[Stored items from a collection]
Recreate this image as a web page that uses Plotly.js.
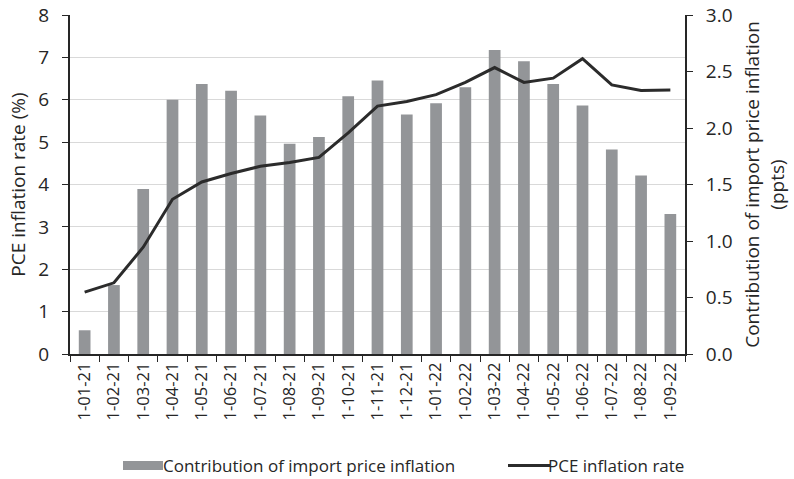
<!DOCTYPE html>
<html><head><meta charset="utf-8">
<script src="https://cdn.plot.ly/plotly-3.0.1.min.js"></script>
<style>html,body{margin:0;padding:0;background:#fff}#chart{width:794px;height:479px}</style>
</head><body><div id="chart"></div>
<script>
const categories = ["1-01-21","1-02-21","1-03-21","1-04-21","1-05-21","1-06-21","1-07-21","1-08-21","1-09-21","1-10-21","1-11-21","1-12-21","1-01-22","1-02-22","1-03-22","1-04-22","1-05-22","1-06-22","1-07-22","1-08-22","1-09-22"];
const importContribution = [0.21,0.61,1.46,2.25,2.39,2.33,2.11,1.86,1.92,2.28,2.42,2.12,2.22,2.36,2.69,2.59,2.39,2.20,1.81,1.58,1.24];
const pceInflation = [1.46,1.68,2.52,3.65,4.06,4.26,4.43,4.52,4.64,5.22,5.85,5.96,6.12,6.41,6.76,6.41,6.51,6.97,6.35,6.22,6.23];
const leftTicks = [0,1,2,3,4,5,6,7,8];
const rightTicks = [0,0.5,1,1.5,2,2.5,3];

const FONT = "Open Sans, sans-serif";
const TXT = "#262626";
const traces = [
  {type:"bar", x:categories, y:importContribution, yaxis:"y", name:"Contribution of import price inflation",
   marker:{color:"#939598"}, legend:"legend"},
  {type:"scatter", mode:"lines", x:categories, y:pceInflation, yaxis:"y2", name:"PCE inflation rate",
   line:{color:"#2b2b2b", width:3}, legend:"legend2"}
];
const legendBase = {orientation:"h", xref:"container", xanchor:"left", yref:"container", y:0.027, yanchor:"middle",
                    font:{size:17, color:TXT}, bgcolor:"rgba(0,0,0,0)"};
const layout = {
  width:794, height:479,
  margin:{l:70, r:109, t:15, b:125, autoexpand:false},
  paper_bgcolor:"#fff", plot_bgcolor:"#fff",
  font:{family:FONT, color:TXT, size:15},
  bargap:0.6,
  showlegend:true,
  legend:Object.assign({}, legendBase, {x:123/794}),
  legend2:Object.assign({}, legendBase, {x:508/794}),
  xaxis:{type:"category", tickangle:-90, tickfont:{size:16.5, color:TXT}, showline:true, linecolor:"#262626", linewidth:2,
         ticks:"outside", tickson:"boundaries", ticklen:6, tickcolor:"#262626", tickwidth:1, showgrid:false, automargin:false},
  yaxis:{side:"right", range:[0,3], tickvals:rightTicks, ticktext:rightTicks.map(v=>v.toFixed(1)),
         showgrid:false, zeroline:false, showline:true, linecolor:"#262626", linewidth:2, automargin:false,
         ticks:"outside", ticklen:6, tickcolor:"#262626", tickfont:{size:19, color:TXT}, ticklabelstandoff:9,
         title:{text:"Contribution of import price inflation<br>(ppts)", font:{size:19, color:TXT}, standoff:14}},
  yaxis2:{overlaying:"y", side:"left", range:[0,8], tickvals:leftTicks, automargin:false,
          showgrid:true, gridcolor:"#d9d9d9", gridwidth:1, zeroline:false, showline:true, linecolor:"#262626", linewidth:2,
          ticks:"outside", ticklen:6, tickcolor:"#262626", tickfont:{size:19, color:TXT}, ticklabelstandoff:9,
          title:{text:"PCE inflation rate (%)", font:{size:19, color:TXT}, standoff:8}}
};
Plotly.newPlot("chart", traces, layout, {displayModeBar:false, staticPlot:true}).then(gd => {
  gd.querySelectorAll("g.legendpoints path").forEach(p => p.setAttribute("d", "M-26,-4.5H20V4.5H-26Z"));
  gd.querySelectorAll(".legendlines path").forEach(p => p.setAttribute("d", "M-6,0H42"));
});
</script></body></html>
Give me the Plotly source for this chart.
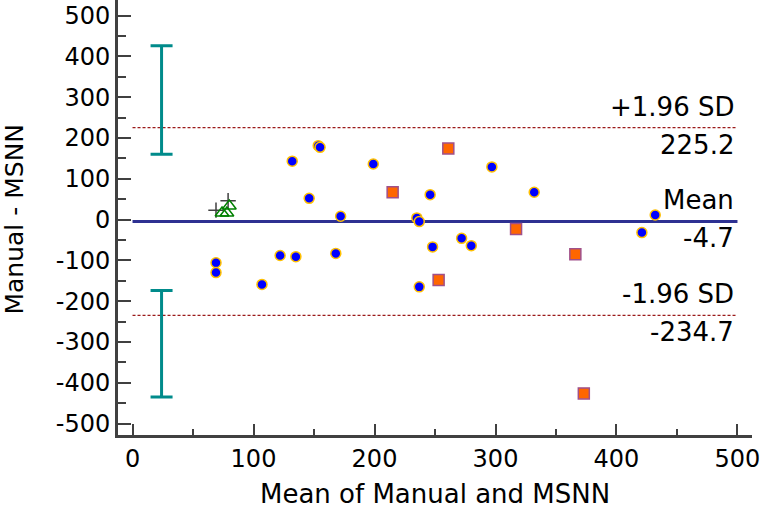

--

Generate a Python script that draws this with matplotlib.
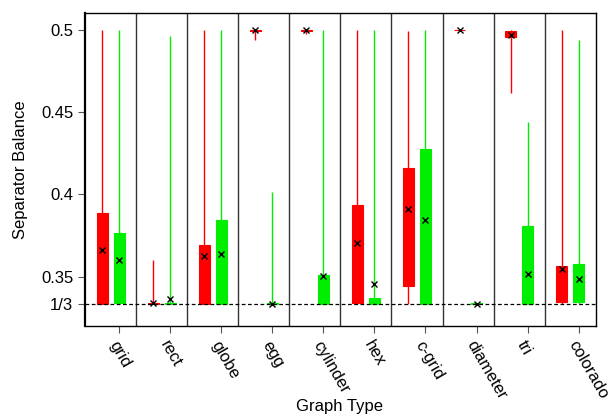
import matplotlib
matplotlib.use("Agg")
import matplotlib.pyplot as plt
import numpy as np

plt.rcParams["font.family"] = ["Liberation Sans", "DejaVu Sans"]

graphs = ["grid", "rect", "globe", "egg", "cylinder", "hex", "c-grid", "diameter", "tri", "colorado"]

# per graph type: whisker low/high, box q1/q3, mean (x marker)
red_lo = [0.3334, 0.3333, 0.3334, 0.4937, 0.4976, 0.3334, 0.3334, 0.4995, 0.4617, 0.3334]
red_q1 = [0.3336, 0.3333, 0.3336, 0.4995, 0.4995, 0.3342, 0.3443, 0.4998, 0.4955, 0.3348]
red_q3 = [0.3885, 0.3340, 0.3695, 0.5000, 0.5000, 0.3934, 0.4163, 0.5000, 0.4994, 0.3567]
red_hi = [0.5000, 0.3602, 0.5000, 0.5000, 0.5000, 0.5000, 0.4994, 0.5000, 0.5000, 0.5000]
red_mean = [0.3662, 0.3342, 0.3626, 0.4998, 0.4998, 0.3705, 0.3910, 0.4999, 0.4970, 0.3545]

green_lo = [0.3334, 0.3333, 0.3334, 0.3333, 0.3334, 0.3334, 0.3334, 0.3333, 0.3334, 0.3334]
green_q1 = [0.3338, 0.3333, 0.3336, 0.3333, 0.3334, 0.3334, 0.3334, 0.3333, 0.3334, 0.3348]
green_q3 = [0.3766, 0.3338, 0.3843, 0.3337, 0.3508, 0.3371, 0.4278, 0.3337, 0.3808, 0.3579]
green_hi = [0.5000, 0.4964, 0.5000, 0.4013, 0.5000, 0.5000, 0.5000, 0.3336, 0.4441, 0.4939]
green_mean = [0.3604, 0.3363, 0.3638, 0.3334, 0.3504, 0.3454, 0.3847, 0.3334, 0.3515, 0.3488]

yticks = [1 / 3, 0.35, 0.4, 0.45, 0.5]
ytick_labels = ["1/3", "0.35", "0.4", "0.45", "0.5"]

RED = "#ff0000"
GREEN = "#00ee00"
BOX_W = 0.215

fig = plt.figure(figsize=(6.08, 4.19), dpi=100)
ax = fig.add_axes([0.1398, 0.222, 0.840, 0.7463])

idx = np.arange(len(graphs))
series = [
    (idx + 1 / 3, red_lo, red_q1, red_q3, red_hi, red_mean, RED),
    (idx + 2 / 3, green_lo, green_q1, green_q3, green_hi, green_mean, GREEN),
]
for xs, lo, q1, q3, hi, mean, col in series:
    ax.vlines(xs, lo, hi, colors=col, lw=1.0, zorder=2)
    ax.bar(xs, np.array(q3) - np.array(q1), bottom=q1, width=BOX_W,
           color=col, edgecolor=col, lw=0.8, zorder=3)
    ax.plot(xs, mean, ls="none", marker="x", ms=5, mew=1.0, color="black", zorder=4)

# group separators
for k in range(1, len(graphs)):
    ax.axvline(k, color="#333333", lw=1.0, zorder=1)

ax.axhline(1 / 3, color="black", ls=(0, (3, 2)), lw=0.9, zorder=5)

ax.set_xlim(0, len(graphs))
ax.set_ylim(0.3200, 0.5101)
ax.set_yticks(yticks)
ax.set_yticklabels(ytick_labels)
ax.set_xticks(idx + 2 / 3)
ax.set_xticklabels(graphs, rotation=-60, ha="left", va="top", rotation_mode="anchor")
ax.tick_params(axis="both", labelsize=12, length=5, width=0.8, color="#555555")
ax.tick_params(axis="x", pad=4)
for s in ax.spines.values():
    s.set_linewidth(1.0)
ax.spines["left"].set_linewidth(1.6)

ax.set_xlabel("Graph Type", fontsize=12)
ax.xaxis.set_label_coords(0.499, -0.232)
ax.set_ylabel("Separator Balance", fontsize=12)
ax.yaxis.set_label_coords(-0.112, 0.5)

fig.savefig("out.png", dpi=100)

* * *

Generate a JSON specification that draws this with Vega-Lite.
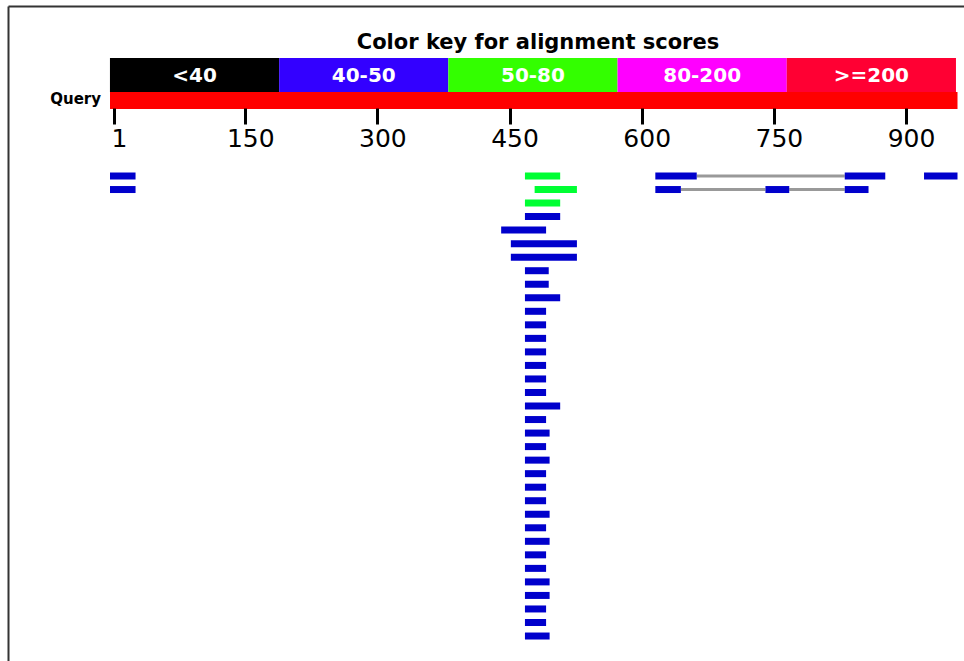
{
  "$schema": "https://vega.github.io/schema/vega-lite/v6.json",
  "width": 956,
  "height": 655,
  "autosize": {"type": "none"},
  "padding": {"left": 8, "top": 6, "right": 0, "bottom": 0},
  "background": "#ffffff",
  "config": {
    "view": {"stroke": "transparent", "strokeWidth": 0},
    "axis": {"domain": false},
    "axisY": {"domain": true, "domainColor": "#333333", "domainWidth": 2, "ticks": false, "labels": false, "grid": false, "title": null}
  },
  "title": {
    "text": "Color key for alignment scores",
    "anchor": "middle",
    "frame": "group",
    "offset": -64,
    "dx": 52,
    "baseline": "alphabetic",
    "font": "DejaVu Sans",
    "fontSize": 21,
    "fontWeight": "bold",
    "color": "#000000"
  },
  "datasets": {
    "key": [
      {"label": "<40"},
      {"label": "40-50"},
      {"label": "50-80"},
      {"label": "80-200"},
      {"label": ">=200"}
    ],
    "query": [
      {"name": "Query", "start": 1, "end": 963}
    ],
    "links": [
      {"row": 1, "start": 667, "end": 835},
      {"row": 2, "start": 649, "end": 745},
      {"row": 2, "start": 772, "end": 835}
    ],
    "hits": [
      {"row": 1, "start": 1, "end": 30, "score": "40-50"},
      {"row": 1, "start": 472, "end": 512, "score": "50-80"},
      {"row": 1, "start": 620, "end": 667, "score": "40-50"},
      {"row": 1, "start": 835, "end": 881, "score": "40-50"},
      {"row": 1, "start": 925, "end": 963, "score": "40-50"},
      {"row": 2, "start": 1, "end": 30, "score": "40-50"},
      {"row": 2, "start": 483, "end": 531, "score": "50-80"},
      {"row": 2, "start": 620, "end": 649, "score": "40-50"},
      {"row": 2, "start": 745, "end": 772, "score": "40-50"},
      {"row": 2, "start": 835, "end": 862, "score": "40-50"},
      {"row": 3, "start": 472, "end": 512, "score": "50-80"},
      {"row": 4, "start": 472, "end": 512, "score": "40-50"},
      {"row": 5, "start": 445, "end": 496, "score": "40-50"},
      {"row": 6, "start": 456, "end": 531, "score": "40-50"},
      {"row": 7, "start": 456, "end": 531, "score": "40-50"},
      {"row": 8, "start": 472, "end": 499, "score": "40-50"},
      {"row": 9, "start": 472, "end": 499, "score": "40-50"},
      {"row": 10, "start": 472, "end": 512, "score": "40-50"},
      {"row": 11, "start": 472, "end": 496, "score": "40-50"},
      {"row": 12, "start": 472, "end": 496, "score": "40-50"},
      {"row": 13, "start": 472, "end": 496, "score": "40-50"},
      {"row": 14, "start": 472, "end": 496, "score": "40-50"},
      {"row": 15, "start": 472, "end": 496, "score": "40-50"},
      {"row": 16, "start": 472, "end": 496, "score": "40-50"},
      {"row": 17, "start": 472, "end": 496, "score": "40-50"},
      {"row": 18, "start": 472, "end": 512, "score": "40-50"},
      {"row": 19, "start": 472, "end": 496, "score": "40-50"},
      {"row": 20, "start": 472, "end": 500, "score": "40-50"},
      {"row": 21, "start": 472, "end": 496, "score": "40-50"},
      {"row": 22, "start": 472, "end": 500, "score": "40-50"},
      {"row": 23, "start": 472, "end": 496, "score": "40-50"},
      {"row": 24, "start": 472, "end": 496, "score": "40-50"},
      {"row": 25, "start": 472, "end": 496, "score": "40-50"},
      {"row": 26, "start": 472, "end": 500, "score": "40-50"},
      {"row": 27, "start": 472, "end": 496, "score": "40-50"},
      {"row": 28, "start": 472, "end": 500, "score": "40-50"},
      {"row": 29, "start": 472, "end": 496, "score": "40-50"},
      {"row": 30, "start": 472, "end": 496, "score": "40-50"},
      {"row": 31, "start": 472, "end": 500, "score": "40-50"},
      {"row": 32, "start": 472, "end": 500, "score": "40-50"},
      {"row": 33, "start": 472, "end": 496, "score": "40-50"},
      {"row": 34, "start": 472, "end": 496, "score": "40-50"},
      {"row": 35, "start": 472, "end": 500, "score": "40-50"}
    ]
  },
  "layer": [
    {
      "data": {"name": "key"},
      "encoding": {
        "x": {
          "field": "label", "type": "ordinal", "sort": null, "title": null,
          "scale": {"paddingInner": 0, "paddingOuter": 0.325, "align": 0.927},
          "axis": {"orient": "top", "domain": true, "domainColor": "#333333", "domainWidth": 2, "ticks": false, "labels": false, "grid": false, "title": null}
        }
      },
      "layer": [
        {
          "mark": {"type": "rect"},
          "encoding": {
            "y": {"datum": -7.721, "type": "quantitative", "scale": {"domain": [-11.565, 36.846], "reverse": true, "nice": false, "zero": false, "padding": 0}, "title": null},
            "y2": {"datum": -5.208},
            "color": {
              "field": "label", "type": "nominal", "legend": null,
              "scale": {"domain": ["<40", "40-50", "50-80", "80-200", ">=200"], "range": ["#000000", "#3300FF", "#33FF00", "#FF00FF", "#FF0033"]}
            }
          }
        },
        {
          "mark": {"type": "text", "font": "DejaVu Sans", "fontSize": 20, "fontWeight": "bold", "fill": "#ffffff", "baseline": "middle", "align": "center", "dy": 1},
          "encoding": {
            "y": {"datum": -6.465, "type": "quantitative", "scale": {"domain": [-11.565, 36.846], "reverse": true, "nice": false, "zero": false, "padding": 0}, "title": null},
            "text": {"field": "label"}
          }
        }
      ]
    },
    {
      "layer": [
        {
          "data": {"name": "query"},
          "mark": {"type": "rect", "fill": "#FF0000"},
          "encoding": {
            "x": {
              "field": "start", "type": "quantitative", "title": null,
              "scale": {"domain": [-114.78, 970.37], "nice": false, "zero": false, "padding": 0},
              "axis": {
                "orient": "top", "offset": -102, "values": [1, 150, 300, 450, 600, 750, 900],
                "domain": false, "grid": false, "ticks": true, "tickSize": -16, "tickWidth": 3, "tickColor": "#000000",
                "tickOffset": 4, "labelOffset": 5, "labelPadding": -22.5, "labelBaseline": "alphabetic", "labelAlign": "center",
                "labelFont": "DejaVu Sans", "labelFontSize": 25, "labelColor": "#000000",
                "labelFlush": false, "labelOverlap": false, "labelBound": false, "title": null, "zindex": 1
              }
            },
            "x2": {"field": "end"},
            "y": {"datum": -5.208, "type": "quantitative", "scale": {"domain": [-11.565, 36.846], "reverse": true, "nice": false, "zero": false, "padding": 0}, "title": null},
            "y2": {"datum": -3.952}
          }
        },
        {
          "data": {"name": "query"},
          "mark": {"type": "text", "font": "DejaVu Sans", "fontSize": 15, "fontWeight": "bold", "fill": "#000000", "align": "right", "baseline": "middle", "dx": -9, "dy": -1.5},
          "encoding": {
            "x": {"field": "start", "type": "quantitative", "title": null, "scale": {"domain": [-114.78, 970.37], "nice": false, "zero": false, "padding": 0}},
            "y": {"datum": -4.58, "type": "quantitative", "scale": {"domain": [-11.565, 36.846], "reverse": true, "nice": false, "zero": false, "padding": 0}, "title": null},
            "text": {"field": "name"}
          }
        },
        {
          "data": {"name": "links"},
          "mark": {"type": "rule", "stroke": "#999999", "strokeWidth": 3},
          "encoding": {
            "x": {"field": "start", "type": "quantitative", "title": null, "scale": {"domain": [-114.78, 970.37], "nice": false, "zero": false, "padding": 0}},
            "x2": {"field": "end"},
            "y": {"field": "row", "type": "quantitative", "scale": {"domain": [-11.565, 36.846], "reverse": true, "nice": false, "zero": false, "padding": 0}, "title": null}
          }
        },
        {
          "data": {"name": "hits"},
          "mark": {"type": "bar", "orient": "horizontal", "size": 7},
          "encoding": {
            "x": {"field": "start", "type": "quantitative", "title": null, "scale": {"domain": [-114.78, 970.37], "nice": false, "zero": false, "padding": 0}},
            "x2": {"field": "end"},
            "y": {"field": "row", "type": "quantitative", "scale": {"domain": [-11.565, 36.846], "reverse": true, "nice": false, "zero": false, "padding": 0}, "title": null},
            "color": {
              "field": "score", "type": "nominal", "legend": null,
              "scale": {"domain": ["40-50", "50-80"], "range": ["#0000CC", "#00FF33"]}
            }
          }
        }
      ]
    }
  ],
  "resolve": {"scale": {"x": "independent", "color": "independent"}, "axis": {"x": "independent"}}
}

■ THE EXERCISE ■
From the records above, copy only the lines running from the line holding "Recreate this image" through the line holding "const rightTicks = [0,0.5,1,1.5,2,2.5,3];", with no pictures.

■ CORRECT ANSWER ■
Recreate this image as a web page that uses Plotly.js.
<!DOCTYPE html>
<html><head><meta charset="utf-8">
<script src="https://cdn.plot.ly/plotly-3.0.1.min.js"></script>
<style>html,body{margin:0;padding:0;background:#fff}#chart{width:794px;height:479px}</style>
</head><body><div id="chart"></div>
<script>
const categories = ["1-01-21","1-02-21","1-03-21","1-04-21","1-05-21","1-06-21","1-07-21","1-08-21","1-09-21","1-10-21","1-11-21","1-12-21","1-01-22","1-02-22","1-03-22","1-04-22","1-05-22","1-06-22","1-07-22","1-08-22","1-09-22"];
const importContribution = [0.21,0.61,1.46,2.25,2.39,2.33,2.11,1.86,1.92,2.28,2.42,2.12,2.22,2.36,2.69,2.59,2.39,2.20,1.81,1.58,1.24];
const pceInflation = [1.46,1.68,2.52,3.65,4.06,4.26,4.43,4.52,4.64,5.22,5.85,5.96,6.12,6.41,6.76,6.41,6.51,6.97,6.35,6.22,6.23];
const leftTicks = [0,1,2,3,4,5,6,7,8];
const rightTicks = [0,0.5,1,1.5,2,2.5,3];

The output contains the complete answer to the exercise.